Ah, I was wondering about why one less .html than .txt ... peeking further, the .txt has: Message too short for transcription And that original .eml has no html part, and the .wav ... yeah, no words in that audio.
Alas, I didn't clean out quite all the junk before downloading everything ... and the slight mismatch makes that bit of junk pretty easy to spot ... likewise grep on the .txt files is rather handy.
So, the file names start with ISO date and time, which is derived from the Date: header which is timestamp of when the end of the message was received. Likewise that same time data is used to set the mtime on the files. File names also contain data from Subject: and From: fields, generally identifying caller name/number, or when not (CNID) identified otherwise unknown caller / Identity Withheld, e.g.: ... unknown caller ... Identity withheld <unknown_caller...>
https://www.mpaoli.net/~michael/bin/um.att.com Ah, one of these days I need to tweak Apache configuration so it "knows", e.g. that file (and that name and location), can be handled like plain text, not a binary. Yeah, I know there's a "magic" type option that can read the files and make intelligent guess on that, but that's excessive overhead for most cases - so really need to just configure the exceptions ... down to directory or even per-file basis. (On my to-do list ... with thousands of other items yet to be done ... at least maybe when I get around to it).

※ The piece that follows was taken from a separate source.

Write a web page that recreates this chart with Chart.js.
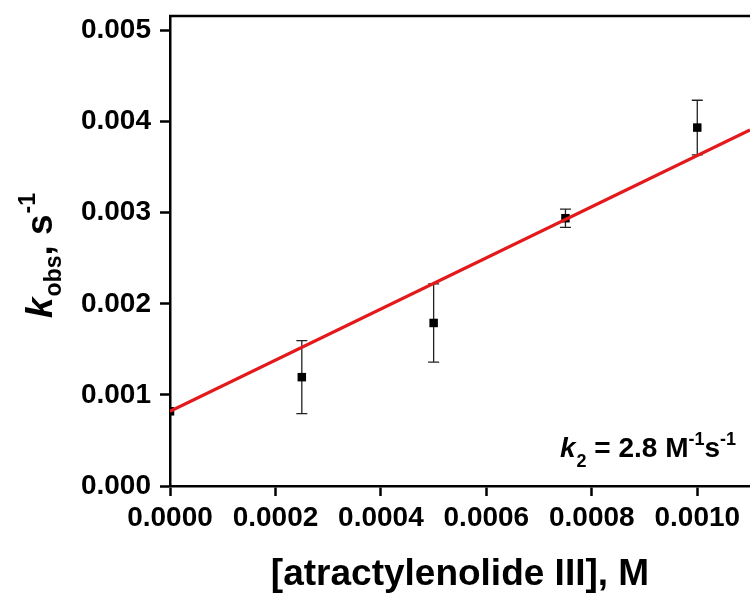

And ... maybe even others might find it handy, or handy starting point. Though this one was done almost / mostly as a one-off/one-shot. Though until the number completes being ported over, very handy to still check if anything has shown up there, and download it if so. It might need some adjustments to handle some other email messages. E.g. the ones from AT&T about the INBOX being nearly full. And looks like I probably won't have need for that (nor example data to match it to and test it on). And I didn't handle the more general email case (which I think UM will also accept and have in "INBOX"), as I only ever used UM for voicemail.